» Task directions: Locate all lines with the word "matplotlib" and copy them out.
* start Items *
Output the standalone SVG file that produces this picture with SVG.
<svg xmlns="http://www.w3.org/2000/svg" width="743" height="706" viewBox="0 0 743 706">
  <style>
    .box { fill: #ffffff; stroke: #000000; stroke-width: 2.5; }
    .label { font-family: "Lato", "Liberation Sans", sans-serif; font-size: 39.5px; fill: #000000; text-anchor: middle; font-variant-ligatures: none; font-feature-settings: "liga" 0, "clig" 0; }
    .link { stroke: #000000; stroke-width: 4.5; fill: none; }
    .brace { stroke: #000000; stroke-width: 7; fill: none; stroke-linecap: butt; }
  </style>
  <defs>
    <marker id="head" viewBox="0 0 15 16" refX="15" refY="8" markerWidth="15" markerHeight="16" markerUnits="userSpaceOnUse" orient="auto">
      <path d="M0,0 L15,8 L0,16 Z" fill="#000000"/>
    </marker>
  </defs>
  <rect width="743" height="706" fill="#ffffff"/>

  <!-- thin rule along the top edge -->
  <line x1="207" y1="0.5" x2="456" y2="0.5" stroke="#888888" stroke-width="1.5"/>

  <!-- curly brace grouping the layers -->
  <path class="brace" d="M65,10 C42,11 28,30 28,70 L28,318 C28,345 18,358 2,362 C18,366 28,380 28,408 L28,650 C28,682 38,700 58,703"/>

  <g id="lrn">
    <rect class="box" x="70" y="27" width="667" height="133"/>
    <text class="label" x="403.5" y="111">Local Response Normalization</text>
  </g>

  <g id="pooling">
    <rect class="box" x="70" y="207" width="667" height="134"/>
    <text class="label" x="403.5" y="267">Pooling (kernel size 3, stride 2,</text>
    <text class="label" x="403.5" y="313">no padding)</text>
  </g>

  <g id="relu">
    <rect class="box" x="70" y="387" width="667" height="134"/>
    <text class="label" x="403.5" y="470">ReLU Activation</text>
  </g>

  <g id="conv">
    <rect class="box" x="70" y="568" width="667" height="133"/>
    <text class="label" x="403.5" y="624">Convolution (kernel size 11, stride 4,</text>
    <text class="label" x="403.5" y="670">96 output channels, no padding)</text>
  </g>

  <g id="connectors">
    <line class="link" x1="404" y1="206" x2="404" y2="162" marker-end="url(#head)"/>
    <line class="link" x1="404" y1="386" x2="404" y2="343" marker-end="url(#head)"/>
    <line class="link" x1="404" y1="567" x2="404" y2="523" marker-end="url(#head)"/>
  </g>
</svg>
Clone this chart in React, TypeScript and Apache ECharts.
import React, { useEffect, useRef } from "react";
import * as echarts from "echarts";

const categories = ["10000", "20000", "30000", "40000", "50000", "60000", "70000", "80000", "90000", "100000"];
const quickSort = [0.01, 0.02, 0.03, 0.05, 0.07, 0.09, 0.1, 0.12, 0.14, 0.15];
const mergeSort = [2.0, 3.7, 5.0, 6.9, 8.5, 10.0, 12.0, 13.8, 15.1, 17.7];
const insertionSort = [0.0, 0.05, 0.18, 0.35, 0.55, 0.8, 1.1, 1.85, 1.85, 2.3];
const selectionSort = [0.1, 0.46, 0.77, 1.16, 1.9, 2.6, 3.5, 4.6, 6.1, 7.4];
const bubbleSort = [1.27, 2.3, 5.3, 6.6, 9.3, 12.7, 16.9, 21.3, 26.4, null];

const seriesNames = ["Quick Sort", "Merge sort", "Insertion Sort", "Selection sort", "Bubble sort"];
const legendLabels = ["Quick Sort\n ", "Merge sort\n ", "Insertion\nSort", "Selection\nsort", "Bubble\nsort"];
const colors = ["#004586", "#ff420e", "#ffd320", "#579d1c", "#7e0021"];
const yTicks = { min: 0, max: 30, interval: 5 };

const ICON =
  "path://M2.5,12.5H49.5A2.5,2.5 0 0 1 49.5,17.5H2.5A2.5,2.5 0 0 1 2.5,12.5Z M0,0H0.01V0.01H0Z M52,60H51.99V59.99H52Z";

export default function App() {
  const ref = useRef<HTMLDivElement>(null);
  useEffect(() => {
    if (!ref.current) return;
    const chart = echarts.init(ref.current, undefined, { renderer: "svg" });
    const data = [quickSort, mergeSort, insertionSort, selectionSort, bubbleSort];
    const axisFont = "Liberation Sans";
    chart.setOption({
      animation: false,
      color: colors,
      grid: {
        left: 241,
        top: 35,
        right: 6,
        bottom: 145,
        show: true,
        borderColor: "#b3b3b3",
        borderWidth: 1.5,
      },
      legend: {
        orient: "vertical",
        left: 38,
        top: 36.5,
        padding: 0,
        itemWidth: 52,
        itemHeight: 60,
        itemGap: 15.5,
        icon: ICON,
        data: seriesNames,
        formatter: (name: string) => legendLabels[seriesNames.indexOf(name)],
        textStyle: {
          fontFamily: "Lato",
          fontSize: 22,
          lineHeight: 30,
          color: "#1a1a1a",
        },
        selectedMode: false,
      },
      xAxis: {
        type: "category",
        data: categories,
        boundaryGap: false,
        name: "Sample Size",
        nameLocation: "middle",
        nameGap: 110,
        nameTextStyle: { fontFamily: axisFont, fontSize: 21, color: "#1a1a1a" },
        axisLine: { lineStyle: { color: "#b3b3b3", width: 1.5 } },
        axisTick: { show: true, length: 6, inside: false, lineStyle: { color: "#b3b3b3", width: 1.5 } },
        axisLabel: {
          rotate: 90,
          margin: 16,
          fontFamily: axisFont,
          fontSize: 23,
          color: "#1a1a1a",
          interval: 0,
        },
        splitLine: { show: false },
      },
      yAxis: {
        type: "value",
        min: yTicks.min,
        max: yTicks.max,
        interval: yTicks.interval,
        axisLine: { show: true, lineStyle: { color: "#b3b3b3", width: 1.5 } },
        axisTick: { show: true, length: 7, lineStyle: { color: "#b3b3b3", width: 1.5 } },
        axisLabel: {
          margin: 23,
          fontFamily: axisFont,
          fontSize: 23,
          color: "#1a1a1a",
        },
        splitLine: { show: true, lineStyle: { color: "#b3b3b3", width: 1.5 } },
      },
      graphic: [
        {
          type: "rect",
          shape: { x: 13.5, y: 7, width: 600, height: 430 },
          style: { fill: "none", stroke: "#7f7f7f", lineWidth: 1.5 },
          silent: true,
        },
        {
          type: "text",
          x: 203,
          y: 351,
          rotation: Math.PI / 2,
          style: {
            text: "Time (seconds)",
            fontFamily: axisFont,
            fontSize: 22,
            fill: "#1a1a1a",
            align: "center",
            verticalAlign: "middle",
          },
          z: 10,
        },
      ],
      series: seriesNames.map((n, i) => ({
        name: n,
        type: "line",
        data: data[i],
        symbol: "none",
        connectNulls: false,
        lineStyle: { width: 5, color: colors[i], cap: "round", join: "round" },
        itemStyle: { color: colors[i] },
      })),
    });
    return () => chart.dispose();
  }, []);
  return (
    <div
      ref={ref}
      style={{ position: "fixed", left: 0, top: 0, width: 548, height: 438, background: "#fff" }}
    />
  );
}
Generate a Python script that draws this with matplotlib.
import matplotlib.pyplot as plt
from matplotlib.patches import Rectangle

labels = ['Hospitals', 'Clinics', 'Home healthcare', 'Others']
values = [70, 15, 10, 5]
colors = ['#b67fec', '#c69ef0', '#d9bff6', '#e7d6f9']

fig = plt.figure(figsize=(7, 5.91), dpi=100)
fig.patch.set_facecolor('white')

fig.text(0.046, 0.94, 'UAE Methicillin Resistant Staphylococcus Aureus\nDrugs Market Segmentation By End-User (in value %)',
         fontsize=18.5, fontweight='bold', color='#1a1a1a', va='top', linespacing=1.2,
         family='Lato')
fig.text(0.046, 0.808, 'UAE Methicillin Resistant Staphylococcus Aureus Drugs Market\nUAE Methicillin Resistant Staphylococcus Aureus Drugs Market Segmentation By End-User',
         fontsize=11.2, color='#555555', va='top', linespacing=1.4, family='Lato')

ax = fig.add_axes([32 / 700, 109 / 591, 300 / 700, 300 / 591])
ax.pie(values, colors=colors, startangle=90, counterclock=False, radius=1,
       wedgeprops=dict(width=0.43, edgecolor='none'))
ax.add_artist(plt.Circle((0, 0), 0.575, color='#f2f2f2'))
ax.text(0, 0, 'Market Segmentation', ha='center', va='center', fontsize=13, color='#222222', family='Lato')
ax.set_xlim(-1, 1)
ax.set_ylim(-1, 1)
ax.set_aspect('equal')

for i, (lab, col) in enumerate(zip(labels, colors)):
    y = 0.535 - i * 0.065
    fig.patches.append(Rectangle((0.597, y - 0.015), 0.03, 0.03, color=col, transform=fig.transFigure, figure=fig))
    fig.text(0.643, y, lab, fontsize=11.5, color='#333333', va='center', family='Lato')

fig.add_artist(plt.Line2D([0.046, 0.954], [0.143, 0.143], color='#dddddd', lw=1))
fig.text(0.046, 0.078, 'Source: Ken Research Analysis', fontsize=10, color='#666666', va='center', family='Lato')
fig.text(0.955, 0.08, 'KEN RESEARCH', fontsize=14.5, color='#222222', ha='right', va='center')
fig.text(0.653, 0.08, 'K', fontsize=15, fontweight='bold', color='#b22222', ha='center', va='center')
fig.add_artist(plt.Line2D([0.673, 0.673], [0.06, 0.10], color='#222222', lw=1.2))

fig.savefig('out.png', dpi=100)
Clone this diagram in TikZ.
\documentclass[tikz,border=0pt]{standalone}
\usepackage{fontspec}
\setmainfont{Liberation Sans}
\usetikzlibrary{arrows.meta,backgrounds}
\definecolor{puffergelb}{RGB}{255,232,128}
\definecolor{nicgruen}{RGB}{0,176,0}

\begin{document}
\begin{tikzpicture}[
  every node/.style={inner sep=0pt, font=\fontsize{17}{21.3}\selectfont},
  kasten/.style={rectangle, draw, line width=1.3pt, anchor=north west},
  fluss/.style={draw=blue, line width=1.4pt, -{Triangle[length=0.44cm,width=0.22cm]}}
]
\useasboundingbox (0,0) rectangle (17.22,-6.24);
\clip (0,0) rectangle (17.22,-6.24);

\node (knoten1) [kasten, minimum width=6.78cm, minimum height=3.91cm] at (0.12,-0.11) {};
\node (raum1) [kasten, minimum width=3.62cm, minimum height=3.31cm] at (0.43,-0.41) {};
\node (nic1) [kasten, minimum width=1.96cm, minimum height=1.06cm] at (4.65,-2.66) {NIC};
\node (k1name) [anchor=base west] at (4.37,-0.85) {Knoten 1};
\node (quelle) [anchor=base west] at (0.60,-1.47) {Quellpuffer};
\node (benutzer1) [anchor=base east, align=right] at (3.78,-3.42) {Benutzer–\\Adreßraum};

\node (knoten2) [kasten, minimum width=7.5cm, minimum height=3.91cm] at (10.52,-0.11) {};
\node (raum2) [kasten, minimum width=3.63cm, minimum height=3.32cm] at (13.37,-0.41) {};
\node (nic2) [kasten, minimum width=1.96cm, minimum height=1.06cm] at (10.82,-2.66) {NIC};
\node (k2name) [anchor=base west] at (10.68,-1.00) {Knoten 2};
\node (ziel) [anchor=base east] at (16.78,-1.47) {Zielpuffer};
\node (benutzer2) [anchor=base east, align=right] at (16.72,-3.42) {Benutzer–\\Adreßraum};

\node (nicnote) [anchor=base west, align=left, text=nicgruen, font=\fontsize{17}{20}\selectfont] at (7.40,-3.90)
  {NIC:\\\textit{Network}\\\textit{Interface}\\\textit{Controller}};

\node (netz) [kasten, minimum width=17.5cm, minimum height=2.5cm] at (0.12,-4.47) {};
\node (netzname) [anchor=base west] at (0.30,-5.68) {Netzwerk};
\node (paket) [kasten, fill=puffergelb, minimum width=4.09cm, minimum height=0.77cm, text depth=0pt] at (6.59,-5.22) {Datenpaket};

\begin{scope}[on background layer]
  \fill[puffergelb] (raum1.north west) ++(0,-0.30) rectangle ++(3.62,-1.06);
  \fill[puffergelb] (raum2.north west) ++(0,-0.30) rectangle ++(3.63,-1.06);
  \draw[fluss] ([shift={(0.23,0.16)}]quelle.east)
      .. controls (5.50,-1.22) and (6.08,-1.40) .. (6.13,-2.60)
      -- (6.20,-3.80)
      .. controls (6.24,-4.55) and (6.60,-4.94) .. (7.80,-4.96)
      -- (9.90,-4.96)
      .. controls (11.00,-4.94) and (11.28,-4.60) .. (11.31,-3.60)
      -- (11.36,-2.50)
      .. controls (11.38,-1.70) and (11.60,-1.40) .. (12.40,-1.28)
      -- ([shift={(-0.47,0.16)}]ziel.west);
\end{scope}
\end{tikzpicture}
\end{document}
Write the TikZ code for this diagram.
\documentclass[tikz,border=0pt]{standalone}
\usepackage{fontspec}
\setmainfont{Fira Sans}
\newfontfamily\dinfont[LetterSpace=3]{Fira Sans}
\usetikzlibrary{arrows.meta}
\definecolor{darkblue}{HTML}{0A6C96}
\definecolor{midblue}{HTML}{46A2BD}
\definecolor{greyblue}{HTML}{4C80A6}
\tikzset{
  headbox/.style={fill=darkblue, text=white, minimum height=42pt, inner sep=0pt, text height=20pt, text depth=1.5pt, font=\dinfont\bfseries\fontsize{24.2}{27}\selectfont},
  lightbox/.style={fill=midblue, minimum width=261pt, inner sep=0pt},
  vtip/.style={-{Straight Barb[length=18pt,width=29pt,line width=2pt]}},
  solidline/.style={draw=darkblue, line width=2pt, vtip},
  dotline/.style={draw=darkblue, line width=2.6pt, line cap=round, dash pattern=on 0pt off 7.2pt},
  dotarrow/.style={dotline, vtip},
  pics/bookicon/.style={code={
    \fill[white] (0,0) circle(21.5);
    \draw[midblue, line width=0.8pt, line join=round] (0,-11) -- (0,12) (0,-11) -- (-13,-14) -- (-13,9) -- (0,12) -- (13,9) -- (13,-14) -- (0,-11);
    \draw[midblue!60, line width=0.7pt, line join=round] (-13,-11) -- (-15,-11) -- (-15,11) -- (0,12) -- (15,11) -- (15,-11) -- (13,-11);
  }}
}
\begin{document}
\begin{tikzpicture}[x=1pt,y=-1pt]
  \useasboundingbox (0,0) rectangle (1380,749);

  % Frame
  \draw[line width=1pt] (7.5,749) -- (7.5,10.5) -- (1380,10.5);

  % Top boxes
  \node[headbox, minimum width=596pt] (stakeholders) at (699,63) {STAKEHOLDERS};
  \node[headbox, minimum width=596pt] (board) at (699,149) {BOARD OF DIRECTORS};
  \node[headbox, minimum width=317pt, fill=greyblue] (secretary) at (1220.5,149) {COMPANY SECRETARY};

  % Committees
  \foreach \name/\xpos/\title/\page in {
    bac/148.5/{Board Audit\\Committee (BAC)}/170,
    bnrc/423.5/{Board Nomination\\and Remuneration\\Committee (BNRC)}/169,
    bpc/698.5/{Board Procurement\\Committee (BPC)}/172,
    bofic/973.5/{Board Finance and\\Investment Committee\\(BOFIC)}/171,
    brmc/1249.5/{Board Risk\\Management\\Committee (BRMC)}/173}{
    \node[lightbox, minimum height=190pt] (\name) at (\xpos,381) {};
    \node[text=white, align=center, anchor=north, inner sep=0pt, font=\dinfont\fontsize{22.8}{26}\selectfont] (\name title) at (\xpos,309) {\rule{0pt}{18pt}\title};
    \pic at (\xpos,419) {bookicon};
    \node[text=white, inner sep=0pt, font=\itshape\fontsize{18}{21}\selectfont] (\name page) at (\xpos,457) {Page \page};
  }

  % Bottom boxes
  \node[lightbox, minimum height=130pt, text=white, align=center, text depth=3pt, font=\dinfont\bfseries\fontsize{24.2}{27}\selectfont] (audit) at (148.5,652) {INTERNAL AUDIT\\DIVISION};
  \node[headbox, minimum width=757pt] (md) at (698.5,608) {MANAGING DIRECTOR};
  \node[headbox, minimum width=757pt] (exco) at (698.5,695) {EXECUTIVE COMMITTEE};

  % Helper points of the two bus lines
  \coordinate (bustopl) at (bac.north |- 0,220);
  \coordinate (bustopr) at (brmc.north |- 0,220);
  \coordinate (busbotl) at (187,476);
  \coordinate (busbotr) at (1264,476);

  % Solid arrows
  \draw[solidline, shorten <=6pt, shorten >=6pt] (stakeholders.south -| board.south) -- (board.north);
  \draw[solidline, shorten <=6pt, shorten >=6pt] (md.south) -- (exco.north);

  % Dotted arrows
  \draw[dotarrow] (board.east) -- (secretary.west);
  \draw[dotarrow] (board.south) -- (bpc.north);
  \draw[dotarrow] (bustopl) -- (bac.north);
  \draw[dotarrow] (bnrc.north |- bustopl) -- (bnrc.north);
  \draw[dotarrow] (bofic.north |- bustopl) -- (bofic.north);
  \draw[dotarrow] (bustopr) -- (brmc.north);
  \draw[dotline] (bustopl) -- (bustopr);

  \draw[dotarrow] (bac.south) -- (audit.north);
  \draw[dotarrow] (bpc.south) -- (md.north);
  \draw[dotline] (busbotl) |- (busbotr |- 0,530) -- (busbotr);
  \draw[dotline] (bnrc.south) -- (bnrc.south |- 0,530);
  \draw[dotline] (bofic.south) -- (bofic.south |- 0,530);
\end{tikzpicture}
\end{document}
* end Items *
» Result for this task:
Generate a Python script that draws this with matplotlib.
import matplotlib.pyplot as plt
from matplotlib.patches import Rectangle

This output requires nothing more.